Lot of camping this year – as usual. We did the  annual big family campout  (KFC) in  Kelso.  Weather was good, and it’s always nice to get the tent trailer out and up. We’ve been dragging that thing around since Jae was born – how the years fly. I also did a Cub Scout camping trip with Mitch in August. Sometime back when I was first getting into backpacking, I had thrown a set of earplugs in my standard  kit  bag and  never used them. Guess I have a phobia of snorers. I found out  this trip when you get  a couple dozen boys ages 8-10 in a car camping environment, it’s like the perfect storm for noise. Picture Lord of the Flies, only with glow sticks and all of kids running around until midnight telling each other how to cheat at video games.  Truly freakish.  And I’m  proud to say I was the  only parent who got any sleep  that weekend (thanks to a fifteen year old  pair of earplugs).  There were also quite a few trips out to Fort Ebey State Park.  I love this place and have been camping there for years. An old  coastal cannon  emplacement right smack in the middle of Whidbey Island, it faces west into the mouth of the Strait of Juan de Fuca. Every ship from the Pacific sailing to a Puget Sound port comes in thru this passage. We’ve seen everything from tug pulled barges to Coast Guard cutters to towering container ships to nuclear subs (which look a little like the Loch Ness monster). Early in the year we bought a memorial bench in the family name (why wait for someone to die?). Kind of a neat program, where you pay the state for a cool heavy duty commercial  bench and the install, then they maintain it and thank you. They did leave me pick the site placement (high on a bluff looking toward the ocean). Of course it took eight months to approve instead of the standard three weeks, and they had to sign off on  the  verbiage on the  bronze plaque (guess  they weren’t use to  John Muir quotes), but it got done last August and we now like to sit on it every chance we get. I think  I chose the location well, because during most visits there are always a couple keeping the boards warm.  Everyone knows I’m all about functionality and use.
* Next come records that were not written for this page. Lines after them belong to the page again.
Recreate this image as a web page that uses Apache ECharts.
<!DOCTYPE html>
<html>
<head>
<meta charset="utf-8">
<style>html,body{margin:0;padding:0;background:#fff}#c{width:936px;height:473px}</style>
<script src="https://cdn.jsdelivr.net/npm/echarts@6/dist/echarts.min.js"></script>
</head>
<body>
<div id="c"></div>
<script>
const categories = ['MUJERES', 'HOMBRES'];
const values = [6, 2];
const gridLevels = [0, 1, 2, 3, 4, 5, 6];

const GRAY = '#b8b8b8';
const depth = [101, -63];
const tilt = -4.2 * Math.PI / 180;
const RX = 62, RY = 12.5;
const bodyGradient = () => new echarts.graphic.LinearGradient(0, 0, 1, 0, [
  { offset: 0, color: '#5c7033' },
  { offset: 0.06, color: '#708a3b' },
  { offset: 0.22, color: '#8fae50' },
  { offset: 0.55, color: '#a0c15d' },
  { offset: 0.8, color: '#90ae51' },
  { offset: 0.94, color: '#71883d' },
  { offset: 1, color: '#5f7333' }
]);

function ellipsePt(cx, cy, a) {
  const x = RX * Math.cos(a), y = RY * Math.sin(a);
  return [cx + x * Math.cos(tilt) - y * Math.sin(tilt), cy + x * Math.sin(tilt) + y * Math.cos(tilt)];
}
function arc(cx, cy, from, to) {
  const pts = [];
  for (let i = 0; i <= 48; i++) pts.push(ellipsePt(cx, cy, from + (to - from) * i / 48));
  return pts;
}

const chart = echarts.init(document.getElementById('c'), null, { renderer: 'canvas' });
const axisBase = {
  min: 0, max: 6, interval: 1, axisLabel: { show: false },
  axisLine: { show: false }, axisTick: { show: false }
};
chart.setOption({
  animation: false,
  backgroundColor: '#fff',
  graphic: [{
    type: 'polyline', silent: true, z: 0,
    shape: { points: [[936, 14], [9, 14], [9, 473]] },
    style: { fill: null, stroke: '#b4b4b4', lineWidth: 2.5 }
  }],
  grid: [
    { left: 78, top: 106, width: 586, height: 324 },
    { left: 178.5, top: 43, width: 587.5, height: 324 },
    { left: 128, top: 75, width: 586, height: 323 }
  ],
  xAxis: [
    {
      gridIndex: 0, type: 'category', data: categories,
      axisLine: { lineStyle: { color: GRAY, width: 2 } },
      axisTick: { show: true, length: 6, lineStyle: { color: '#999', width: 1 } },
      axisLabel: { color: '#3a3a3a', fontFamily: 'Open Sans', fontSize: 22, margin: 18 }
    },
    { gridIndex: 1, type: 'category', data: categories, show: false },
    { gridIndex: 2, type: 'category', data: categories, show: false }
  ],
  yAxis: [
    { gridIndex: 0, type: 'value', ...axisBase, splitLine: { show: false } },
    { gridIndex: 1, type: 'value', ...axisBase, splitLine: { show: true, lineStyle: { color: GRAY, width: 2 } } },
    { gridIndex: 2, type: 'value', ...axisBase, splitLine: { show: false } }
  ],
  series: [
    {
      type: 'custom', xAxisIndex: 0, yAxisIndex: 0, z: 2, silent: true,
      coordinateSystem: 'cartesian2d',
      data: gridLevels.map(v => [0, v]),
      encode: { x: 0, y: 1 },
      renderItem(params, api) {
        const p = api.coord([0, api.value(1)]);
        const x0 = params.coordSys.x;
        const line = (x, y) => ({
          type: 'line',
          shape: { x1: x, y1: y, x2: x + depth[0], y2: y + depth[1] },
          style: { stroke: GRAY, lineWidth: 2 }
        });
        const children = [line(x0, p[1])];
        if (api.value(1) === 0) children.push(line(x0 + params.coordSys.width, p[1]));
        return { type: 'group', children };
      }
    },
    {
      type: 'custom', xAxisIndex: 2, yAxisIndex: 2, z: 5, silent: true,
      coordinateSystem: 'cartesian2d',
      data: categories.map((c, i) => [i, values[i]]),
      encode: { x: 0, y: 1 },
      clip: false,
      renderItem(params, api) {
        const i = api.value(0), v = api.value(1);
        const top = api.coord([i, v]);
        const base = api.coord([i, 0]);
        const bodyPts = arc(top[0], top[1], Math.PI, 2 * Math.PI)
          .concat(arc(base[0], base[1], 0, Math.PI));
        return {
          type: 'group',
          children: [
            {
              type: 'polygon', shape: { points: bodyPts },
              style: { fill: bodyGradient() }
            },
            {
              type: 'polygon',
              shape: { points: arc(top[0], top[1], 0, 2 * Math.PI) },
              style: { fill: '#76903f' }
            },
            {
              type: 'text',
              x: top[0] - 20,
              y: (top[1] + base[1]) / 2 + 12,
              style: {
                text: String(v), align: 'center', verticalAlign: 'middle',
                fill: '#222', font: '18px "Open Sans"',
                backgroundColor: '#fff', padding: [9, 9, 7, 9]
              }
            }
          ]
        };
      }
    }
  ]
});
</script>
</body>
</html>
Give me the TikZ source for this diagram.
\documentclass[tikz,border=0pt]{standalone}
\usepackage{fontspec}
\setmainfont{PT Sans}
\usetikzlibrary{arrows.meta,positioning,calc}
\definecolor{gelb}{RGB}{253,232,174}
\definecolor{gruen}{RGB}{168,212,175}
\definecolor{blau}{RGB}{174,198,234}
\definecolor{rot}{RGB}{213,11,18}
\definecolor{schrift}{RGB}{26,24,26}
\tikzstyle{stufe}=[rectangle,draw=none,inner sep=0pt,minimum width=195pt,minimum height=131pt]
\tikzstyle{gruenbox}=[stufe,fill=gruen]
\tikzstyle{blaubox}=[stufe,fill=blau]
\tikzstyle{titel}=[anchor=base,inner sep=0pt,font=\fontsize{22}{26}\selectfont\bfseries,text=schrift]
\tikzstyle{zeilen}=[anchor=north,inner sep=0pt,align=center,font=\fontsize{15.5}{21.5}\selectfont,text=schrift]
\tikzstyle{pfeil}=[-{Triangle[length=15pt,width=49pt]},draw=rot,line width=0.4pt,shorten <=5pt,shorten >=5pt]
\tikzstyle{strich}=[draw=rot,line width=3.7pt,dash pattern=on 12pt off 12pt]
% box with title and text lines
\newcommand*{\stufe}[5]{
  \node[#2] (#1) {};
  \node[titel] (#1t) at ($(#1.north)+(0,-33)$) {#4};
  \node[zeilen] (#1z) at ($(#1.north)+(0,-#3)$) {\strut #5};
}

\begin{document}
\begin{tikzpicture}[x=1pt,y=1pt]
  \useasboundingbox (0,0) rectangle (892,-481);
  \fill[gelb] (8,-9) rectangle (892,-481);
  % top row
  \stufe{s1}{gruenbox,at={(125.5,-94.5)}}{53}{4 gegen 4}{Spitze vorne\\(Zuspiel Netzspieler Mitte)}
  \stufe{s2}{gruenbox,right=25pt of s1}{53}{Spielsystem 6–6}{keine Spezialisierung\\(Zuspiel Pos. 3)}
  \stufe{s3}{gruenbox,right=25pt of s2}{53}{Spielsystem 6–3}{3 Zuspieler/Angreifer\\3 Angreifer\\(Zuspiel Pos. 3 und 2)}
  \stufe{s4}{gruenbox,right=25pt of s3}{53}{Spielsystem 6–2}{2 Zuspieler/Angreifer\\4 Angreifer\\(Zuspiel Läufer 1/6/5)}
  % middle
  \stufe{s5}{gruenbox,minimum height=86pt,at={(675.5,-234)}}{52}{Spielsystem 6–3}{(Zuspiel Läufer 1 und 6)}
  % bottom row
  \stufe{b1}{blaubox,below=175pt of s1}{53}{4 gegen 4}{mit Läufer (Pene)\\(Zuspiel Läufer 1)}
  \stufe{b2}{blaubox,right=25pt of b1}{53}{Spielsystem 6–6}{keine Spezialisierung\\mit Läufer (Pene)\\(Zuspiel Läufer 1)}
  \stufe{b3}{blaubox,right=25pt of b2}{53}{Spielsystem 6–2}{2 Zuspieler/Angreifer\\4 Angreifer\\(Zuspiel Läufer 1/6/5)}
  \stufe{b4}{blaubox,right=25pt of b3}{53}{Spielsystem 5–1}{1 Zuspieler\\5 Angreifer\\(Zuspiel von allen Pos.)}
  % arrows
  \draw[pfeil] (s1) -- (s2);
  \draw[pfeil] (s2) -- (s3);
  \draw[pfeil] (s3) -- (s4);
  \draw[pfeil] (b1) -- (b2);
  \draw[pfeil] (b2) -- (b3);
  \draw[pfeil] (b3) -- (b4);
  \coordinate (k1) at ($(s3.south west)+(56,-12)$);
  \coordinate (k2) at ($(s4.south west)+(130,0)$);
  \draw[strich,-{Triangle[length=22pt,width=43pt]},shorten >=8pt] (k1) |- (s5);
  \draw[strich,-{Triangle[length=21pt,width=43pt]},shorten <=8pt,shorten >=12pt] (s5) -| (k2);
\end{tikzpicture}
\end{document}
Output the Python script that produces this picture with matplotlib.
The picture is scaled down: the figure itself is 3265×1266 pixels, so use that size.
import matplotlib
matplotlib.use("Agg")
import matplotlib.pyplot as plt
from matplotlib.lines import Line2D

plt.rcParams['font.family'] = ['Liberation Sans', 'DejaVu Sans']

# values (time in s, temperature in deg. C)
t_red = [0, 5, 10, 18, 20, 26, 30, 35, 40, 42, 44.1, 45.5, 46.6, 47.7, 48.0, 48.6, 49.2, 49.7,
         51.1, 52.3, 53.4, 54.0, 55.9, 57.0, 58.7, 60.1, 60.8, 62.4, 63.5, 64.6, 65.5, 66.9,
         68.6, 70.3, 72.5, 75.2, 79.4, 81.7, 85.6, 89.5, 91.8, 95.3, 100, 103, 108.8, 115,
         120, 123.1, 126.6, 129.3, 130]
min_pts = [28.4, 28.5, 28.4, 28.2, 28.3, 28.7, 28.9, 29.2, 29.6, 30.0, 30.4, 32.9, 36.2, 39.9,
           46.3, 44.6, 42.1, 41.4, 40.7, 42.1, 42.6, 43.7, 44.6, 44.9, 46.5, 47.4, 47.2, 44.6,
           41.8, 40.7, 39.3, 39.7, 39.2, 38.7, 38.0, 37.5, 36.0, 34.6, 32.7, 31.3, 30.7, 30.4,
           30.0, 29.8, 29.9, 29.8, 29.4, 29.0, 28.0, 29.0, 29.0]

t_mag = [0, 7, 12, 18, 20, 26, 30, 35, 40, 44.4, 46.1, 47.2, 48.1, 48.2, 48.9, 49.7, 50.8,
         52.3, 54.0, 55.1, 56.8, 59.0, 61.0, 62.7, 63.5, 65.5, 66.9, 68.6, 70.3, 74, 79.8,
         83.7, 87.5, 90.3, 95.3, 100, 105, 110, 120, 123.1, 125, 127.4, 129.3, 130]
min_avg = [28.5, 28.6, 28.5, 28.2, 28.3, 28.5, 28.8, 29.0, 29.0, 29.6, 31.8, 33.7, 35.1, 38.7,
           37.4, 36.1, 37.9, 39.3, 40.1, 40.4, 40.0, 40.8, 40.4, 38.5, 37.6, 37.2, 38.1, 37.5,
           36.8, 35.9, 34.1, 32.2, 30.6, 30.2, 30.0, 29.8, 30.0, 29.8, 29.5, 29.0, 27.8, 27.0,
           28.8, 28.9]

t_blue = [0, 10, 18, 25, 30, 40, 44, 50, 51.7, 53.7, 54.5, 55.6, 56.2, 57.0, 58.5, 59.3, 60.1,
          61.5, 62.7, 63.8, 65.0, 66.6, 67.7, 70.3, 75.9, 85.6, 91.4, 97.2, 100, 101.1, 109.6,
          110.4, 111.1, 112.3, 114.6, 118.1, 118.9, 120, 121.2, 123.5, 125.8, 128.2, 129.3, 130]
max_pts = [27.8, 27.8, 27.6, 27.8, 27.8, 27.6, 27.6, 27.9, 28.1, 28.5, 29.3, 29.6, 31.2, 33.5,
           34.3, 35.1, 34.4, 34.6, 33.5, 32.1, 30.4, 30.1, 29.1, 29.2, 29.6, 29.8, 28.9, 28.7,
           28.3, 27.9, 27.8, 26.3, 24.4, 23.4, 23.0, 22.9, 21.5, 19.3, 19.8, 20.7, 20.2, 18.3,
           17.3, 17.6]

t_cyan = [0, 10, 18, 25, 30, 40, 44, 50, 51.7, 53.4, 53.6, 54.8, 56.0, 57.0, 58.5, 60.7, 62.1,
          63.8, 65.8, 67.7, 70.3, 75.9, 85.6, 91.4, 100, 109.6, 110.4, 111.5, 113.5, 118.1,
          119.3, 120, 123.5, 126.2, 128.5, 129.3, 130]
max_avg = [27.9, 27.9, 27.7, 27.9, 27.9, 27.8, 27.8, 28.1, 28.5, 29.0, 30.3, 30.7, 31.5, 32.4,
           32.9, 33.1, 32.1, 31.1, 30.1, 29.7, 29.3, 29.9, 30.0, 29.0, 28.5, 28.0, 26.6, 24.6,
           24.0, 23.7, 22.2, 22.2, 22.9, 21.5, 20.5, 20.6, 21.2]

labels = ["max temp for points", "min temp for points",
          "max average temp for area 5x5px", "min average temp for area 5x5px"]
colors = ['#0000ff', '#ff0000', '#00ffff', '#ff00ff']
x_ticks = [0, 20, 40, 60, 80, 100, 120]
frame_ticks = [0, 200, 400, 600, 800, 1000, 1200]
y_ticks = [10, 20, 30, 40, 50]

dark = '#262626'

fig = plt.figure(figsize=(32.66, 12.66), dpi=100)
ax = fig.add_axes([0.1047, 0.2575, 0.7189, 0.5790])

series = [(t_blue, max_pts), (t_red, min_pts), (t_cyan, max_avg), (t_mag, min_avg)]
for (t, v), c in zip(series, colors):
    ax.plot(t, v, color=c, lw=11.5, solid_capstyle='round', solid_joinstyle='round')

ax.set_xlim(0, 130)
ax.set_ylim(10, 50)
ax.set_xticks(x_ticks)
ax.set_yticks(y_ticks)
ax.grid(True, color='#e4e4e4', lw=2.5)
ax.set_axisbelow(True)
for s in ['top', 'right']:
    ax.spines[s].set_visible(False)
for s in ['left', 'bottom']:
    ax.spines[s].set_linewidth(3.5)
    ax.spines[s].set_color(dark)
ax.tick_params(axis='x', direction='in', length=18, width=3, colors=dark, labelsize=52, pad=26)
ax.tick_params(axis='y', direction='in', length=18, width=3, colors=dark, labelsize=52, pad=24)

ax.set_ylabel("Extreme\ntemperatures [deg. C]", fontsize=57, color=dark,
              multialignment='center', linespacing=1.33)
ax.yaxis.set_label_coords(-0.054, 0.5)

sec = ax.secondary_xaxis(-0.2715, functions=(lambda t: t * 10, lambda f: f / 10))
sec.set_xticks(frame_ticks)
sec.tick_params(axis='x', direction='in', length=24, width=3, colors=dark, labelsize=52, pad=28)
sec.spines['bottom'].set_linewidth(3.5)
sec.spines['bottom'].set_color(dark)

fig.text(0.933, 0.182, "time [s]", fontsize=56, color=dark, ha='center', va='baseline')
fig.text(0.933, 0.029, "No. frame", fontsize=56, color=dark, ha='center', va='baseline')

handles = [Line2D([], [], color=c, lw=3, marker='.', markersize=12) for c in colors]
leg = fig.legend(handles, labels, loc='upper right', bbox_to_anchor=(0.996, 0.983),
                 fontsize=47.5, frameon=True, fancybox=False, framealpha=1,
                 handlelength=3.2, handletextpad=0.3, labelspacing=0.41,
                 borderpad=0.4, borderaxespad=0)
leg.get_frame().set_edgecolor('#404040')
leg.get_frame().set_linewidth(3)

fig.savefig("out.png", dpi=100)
The fall hike was also the  last of  the 40’s in the  group.   A 40 Hike is when a guy turns 40, and he’s generally given enough trekking leash for a five day trip (which equates to about 50+ miles – yes, I know, I know, why isn’t it 40 miles? What happens on a 50 hike? Is it 100 miles? We shall see.

As kids grew and life became busier, taking a week in the summer wasn’t practical so these outings were generally regulated  to  take the place of  the  annual fall  hike on the  years they occurred.   This time  the 40 Hike was to be a circumnavigation Mt Hood. Basically taking the entire Timberline Trail in one juicy bite (which is about 40 miles.  Hmmmm….).   Sure enough, a week before a hike which had been planned a year in advance, large segments of the trail were closed due to raging forest fires. After a flurry of email, a spectacular Plan 8 emerged: 40+ miles in the Eagle Cap Wilderness of Northeast Oregon. It  had been ten long years since I had been there (mainly because it is the eight hour drive one way), and I was dying to get back. I absolutely love The Cap. It has it all, and is the best backpacking you will never hear about. Big sweeping glacial valleys, 9k  peaks everywhere, open cliffs and blocky outcrops of  solid granite,  too many lofty alpine lakes to count, and good old fashion scrambling to almost any highpoint you have the legs and desire to reach. And the weather window almost too perfect; clear sunny skies, full moon, freezing nights and days in the 70’s. Sure, we got  the  quick rain or passing  hail storm, but that’s to be expected  that high and mid-September.   I’ve been on many hikes where we hit  a full moon (especially  in  the  climbing days), but I found out this trip that with a single wall tent it’s like a prison guard shining a spotlight on you ALL NIGHT LONG (or at least I assume that’s what it would be like……). Sleeping was a little rough. But classic high alpine views were had on all trails.  One spectacular  pass gave us well earned vistas only after thousands of feet of vertical and several hours of Zen like switchbacks (early morning -the rising sun, terra incognita, and mental being was perfection). At the end of the day, when I look back at all of the great

nuances of this trip, it reminded me an awful lot of my early days in Glacier Park where I first cutmy teeth on backpacking. Everything about it  was characteristic, from the campsites to  the  company to  the  rum punch in the hot fall sun (again unseasonable – finally to our advantage) while trail weary feet soaked in  a biting cold mountain lake. This trip is truly the epitome of why I do what I do (and most likely why I’m not very good at very much else).

Enough said.

And what will next year bring???  Maybe a hike down the famous Na Pali coast trail onthe Island of Kauai? A drive thru Zion? Bryce? Arches?A second Nobel Prize for ‘B’ (do they give a Nobel Prize for balancing a budget?). Looking forward to another year walking around planet Earth.